Ketika jumlah mereka mencapai proporsi tertentu dari suatu populasi, maka peluang terjadinya infeksi di populasi tersebut akan menurun. Tantangannya, kata Irvan, adalah seberapa cepat bisa tercapai ambang minimum yang akan efektif melindungi masyarakat luas itu.
“Dan peran untuk mempercepat tercapainya ambang minimum herd immunity tidak sepenuhnya berada di tangan pemerintah, tapi ada peran dari prilaku masyarakat juga,” ujarnya, Selasa 24 Maret 2020.
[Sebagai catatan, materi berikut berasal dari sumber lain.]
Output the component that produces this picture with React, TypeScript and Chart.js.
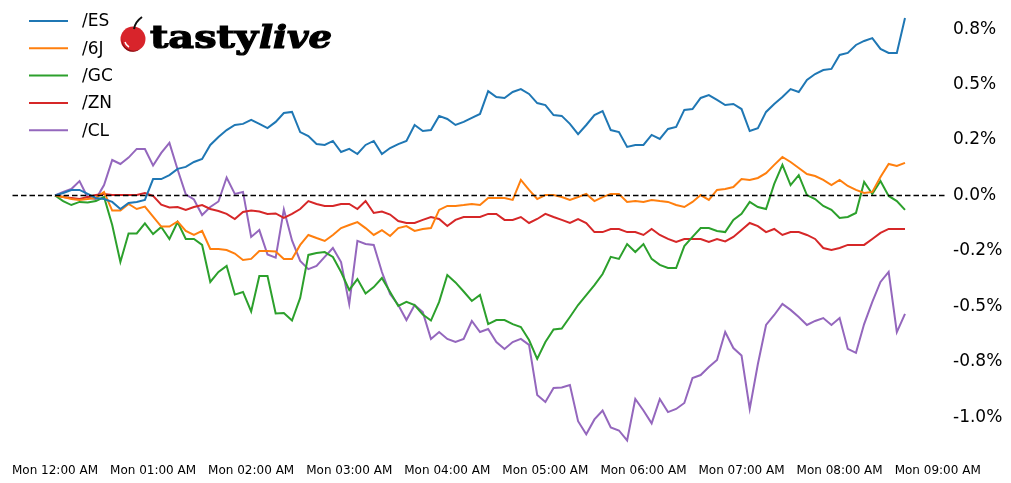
import React, { useEffect, useRef } from "react";
import { Chart, registerables } from "chart.js";

Chart.register(...registerables);

// ---- data (percent change, 5‑minute bars starting Mon 12:00 AM) ----
const SERIES_NAMES = ["/ES", "/6J", "/GC", "/ZN", "/CL"];
const COLORS = ["#1f77b4", "#ff7f0e", "#2ca02c", "#d62728", "#9467bd"];
const STEP_MINUTES = 5;

const ES = [
  0, 0.011, 0.025, 0.025, 0.007, -0.011, -0.016, -0.029, -0.061, -0.034,
  -0.029, -0.02, 0.074, 0.074, 0.092, 0.12, 0.129, 0.151, 0.165, 0.228,
  0.264, 0.295, 0.318, 0.323, 0.341, 0.323, 0.304, 0.332, 0.372, 0.377,
  0.286, 0.268, 0.232, 0.228, 0.246, 0.196, 0.21, 0.187, 0.228, 0.246,
  0.187, 0.214, 0.232, 0.246, 0.318, 0.291, 0.295, 0.359, 0.345, 0.318,
  0.332, 0.35, 0.368, 0.471, 0.444, 0.44, 0.467, 0.48, 0.458, 0.417,
  0.408, 0.363, 0.359, 0.323, 0.277, 0.318, 0.363, 0.381, 0.295, 0.286,
  0.219, 0.228, 0.228, 0.273, 0.255, 0.3, 0.309, 0.386, 0.39, 0.44,
  0.453, 0.431, 0.408, 0.413, 0.39, 0.291, 0.304, 0.377, 0.413, 0.444,
  0.48, 0.467, 0.521, 0.548, 0.566, 0.571, 0.634, 0.643, 0.679, 0.697,
  0.71, 0.661, 0.643, 0.643, 0.801,
];
const J6 = [
  0, -0.007, -0.016, -0.02, -0.016, -0.011, 0.016, -0.068, -0.068, -0.038,
  -0.061, -0.05, -0.095, -0.14, -0.14, -0.117, -0.16, -0.178, -0.16, -0.241,
  -0.241, -0.246, -0.262, -0.291, -0.286, -0.25, -0.25, -0.253, -0.286, -0.286,
  -0.223, -0.178, -0.192, -0.205, -0.178, -0.147, -0.133, -0.12, -0.147, -0.178,
  -0.156, -0.183, -0.147, -0.138, -0.16, -0.151, -0.147, -0.065, -0.047, -0.047,
  -0.043, -0.038, -0.043, -0.011, -0.011, -0.011, -0.02, 0.07, 0.025, -0.016,
  0.002, 0.002, -0.007, -0.02, -0.007, 0.007, -0.025, -0.007, 0.007, 0.007,
  -0.029, -0.025, -0.029, -0.02, -0.025, -0.029, -0.043, -0.052, -0.029, 0.002,
  -0.02, 0.025, 0.029, 0.038, 0.074, 0.07, 0.079, 0.101, 0.138, 0.174,
  0.151, 0.124, 0.097, 0.088, 0.07, 0.047, 0.07, 0.043, 0.025, 0.011,
  0.016, 0.083, 0.142, 0.133, 0.147,
];
const GC = [
  0, -0.025, -0.043, -0.029, -0.032, -0.025, -0.007, -0.133, -0.3, -0.171,
  -0.171, -0.126, -0.174, -0.142, -0.196, -0.12, -0.196, -0.196, -0.223, -0.39,
  -0.345, -0.318, -0.447, -0.435, -0.523, -0.363, -0.363, -0.532, -0.53, -0.564,
  -0.462, -0.268, -0.259, -0.255, -0.277, -0.345, -0.426, -0.377, -0.442, -0.413,
  -0.372, -0.435, -0.498, -0.48, -0.494, -0.537, -0.564, -0.48, -0.359, -0.392,
  -0.433, -0.476, -0.449, -0.58, -0.562, -0.562, -0.58, -0.593, -0.652, -0.737,
  -0.661, -0.604, -0.6, -0.548, -0.494, -0.449, -0.404, -0.354, -0.277, -0.286,
  -0.219, -0.255, -0.219, -0.286, -0.313, -0.327, -0.327, -0.228, -0.187, -0.147,
  -0.147, -0.16, -0.165, -0.11, -0.083, -0.029, -0.052, -0.061, 0.052, 0.138,
  0.047, 0.092, 0.002, -0.016, -0.047, -0.065, -0.101, -0.097, -0.079, 0.061,
  0.007, 0.065, -0.002, -0.025, -0.065,
];
const ZN = [
  0, -0.007, -0.011, -0.016, -0.007, 0.002, 0.007, 0.002, 0.002, 0.002,
  0.002, 0.011, -0.002, -0.041, -0.054, -0.052, -0.065, -0.052, -0.043, -0.061,
  -0.07, -0.083, -0.106, -0.074, -0.068, -0.072, -0.083, -0.081, -0.101, -0.083,
  -0.061, -0.025, -0.038, -0.047, -0.047, -0.038, -0.038, -0.061, -0.025, -0.079,
  -0.072, -0.086, -0.115, -0.124, -0.124, -0.11, -0.097, -0.106, -0.138, -0.11,
  -0.097, -0.097, -0.097, -0.083, -0.083, -0.11, -0.11, -0.097, -0.124, -0.106,
  -0.083, -0.097, -0.11, -0.124, -0.106, -0.124, -0.165, -0.165, -0.151, -0.151,
  -0.165, -0.165, -0.178, -0.151, -0.178, -0.196, -0.21, -0.196, -0.196, -0.196,
  -0.21, -0.196, -0.207, -0.187, -0.156, -0.124, -0.138, -0.165, -0.151, -0.178,
  -0.165, -0.165, -0.178, -0.196, -0.237, -0.246, -0.237, -0.223, -0.223, -0.223,
  -0.196, -0.169, -0.151, -0.151, -0.151,
];
const CL = [
  0, 0.016, 0.029, 0.065, -0.009, -0.016, 0.047, 0.16, 0.142, 0.171,
  0.21, 0.21, 0.135, 0.192, 0.237, 0.117, 0.005, -0.018, -0.088, -0.052,
  -0.027, 0.081, 0.007, 0.016, -0.187, -0.156, -0.266, -0.28, -0.063, -0.203,
  -0.295, -0.332, -0.318, -0.277, -0.237, -0.3, -0.489, -0.205, -0.219, -0.223,
  -0.345, -0.444, -0.494, -0.562, -0.494, -0.526, -0.647, -0.616, -0.647, -0.661,
  -0.647, -0.566, -0.616, -0.602, -0.661, -0.692, -0.661, -0.647, -0.674, -0.9,
  -0.931, -0.868, -0.866, -0.855, -1.018, -1.077, -1.01, -0.97, -1.046, -1.06,
  -1.105, -0.918, -0.97, -1.028, -0.918, -0.977, -0.963, -0.936, -0.823, -0.81,
  -0.774, -0.742, -0.616, -0.688, -0.722, -0.963, -0.76, -0.584, -0.539, -0.489,
  -0.516, -0.548, -0.584, -0.566, -0.553, -0.584, -0.553, -0.692, -0.71, -0.58,
  -0.48, -0.39, -0.345, -0.616, -0.534,
];
const SERIES = [ES, J6, GC, ZN, CL];

// timestamps (minutes after Mon 12:00 AM) of each 5-minute bar
const MINUTES = ES.map((_, i) => i * STEP_MINUTES);

const HOUR_TICKS = [0, 60, 120, 180, 240, 300, 360, 420, 480, 540];
const HOUR_LABELS = [
  "Mon 12:00 AM", "Mon 01:00 AM", "Mon 02:00 AM", "Mon 03:00 AM", "Mon 04:00 AM",
  "Mon 05:00 AM", "Mon 06:00 AM", "Mon 07:00 AM", "Mon 08:00 AM", "Mon 09:00 AM",
];
const Y_TICKS = [0.75, 0.5, 0.25, 0, -0.25, -0.5, -0.75, -1.0];
const Y_LABELS = ["0.8%", "0.5%", "0.2%", "0.0%", "-0.2%", "-0.5%", "-0.8%", "-1.0%"];

const W = 1011;
const H = 483;

const zeroAndLegend = {
  id: "zeroAndLegend",
  afterDatasetsDraw(chart: any) {
    const { ctx, chartArea, scales } = chart;
    const y0 = scales.y.getPixelForValue(0);
    ctx.save();
    ctx.strokeStyle = "#000";
    ctx.lineWidth = 1.5;
    ctx.setLineDash([5.5, 3]);
    ctx.beginPath();
    ctx.moveTo(chartArea.left, y0);
    ctx.lineTo(chartArea.right, y0);
    ctx.stroke();
    ctx.restore();
  },
  afterDraw(chart: any) {
    const { ctx } = chart;
    ctx.save();
    chart.data.datasets.forEach((ds: any, i: number) => {
      const y = 21 + i * 27.3;
      ctx.strokeStyle = ds.borderColor;
      ctx.lineWidth = 2;
      ctx.beginPath();
      ctx.moveTo(29, y);
      ctx.lineTo(68, y);
      ctx.stroke();
      ctx.fillStyle = "#000";
      ctx.font = "17px 'DejaVu Sans'";
      ctx.textBaseline = "middle";
      ctx.textAlign = "left";
      ctx.fillText(ds.label, 82, y + 1);
    });
    ctx.restore();
  },
};

function Logo() {
  return (
    <svg
      width={W}
      height={H}
      style={{ position: "absolute", left: 0, top: 0, pointerEvents: "none" }}
    >
      <circle cx={133} cy={39} r={12.5} fill="#d8242b" />
      <path d="M122 38 A12 12 0 0 0 140 49 A11 11 0 0 1 122 38 Z" fill="#8a0f14" />
      <path d="M125 42 A8 8 0 0 0 129 47" stroke="#fff" strokeWidth={1.5} fill="none" />
      <path d="M134 29 Q135 22 142 17" stroke="#111" strokeWidth={2} fill="none" />
      <text
        x={150}
        y={48}
        fontFamily="'DejaVu Serif'"
        fontWeight="bold"
        fontSize={31}
        textLength={108}
        lengthAdjust="spacingAndGlyphs"
        fill="#000"
        stroke="#000"
        strokeWidth={1.2}
      >
        tasty
      </text>
      <text
        x={259}
        y={48}
        fontFamily="'DejaVu Serif'"
        fontWeight="bold"
        fontStyle="italic"
        fontSize={31}
        textLength={73}
        lengthAdjust="spacingAndGlyphs"
        fill="#000"
        stroke="#000"
        strokeWidth={1.2}
      >
        live
      </text>
    </svg>
  );
}

export default function App() {
  const ref = useRef<HTMLCanvasElement | null>(null);

  useEffect(() => {
    if (!ref.current) return;
    const chart = new Chart(ref.current, {
      type: "line",
      data: {
        datasets: SERIES.map((s, k) => ({
          label: SERIES_NAMES[k],
          data: s.map((v, i) => ({ x: MINUTES[i], y: v })),
          borderColor: COLORS[k],
          backgroundColor: COLORS[k],
          borderWidth: 2,
          pointRadius: 0,
          tension: 0,
          fill: false,
        })),
      },
      options: {
        animation: false,
        responsive: false,
        maintainAspectRatio: false,
        devicePixelRatio: 1,
        layout: { padding: { left: 12.5, top: 0, right: 0, bottom: 0 } },
        plugins: {
          legend: { display: false },
          tooltip: { enabled: false },
        },
        scales: {
          x: {
            type: "linear",
            min: -26,
            max: 546,
            grid: { display: false, drawTicks: false },
            border: { display: false },
            afterBuildTicks: (scale: any) => {
              scale.ticks = HOUR_TICKS.map((v) => ({ value: v }));
            },
            afterFit: (scale: any) => {
              scale.height = 24;
              scale.paddingLeft = 0;
              scale.paddingRight = 0;
            },
            ticks: {
              autoSkip: false,
              maxRotation: 0,
              minRotation: 0,
              padding: 5,
              color: "#000",
              font: { family: "'DejaVu Sans'", size: 12 },
              callback: (v: any) => {
                const idx = HOUR_TICKS.indexOf(Number(v));
                return idx >= 0 ? HOUR_LABELS[idx] : "";
              },
            },
          },
          y: {
            type: "linear",
            position: "right",
            min: -1.1886,
            max: 0.8818,
            grid: { display: false, drawTicks: false },
            border: { display: false },
            afterBuildTicks: (scale: any) => {
              scale.ticks = Y_TICKS.map((v) => ({ value: v }));
            },
            afterFit: (scale: any) => {
              scale.width = 63.5;
              scale.paddingTop = 0;
              scale.paddingBottom = 0;
            },
            ticks: {
              padding: 5.5,
              color: "#000",
              font: { family: "'DejaVu Sans'", size: 17 },
              callback: (v: any) => {
                const idx = Y_TICKS.indexOf(Number(v));
                return idx >= 0 ? Y_LABELS[idx] : "";
              },
            },
          },
        },
      },
      plugins: [zeroAndLegend],
    });
    return () => chart.destroy();
  }, []);

  return (
    <div style={{ position: "absolute", left: 0, top: 0, width: W, height: H, background: "#fff" }}>
      <canvas ref={ref} width={W} height={H} style={{ width: W, height: H, display: "block" }} />
      <Logo />
    </div>
  );
}
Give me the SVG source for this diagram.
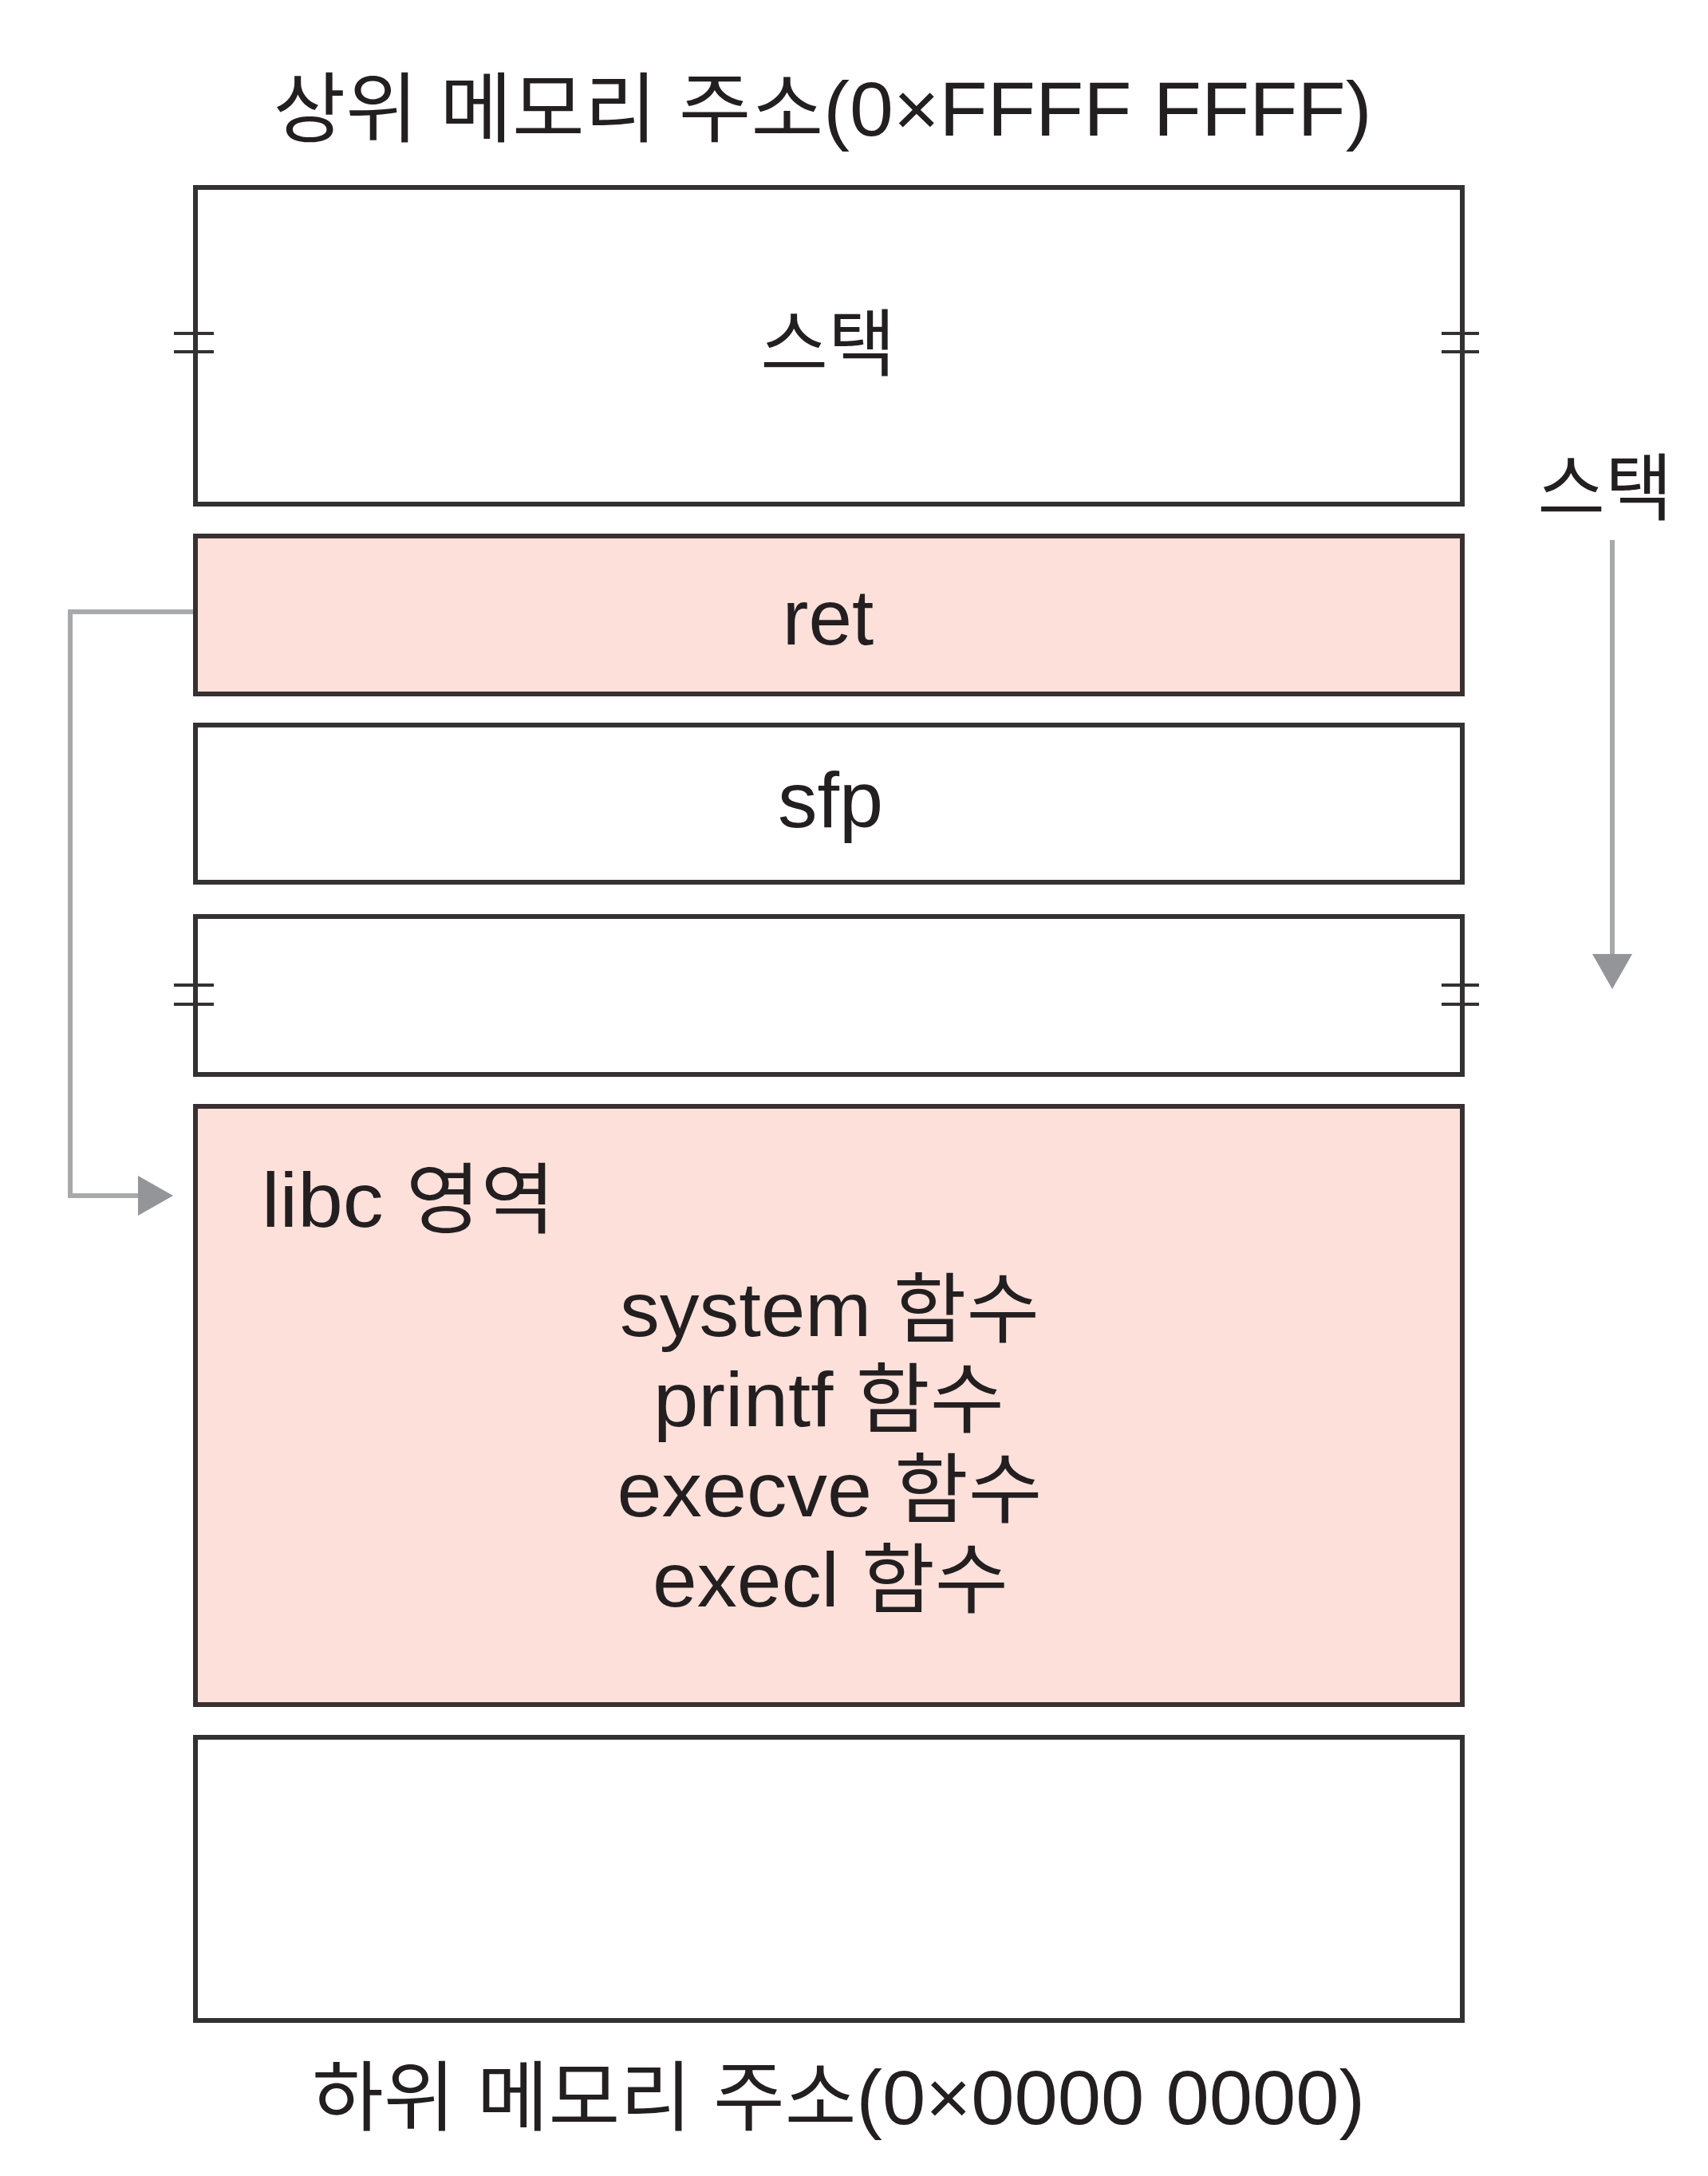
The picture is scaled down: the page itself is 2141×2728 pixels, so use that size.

Dosen di Departemen Ilmu Kesehatan Masyarakat Fakultas Kedokteran Unpad itu memberi ilustrasi dengan upaya distribusi vaksin dari suatu penyakit oleh pemerintah. Jika masyarakat tidak menggunakan atau mengakses vaksin itu maka pencapaian ambang minimum herd immunity akan lambat.
Selain vaksinasi, dia menambahkan, “Yang nggak kuat imunnya harus dikuatkan dengan melakukan perilaku hidup bersih dan sehat." Irvan menunjuk kebiasaan makan yang bergizi dan seimbang, istirahat atau tidur yang memadai, berolah raga, serta tidak merokok.
Bagi kalangan yang berdaya tahan rendah atau terganggu perlu dilindungi dengan menghindari paparan terhadap yang terinfeksi. Pada kasus COVID-19, ini dianjurkan dilakukan lewat physical distancing. “Dengan asumsi siapapun berpotensi sebagai agen penular termasuk orang yang tampak sehat tak bergejala.”
Istilah herd immunity, menurut Irvan, dipopuler lewat tulisan Topley dan Wilson melalui artikel The spread of bacterial infection, the problem of herd immunity yang dipublikasikan pada Journal of Hygiene pada 1923. Saat itu wabah penyakit memunculkan pertanyaan kenapa pada populasi tertentu tidak mengalaminya.
"Lalu dilakukan pengukuran kekebalan individu pada populasi yang mengalami wabah dan dibandingkan dengan kekebalan individu pada populasi yang tidak mengalami wabah," katanya menjelaskan.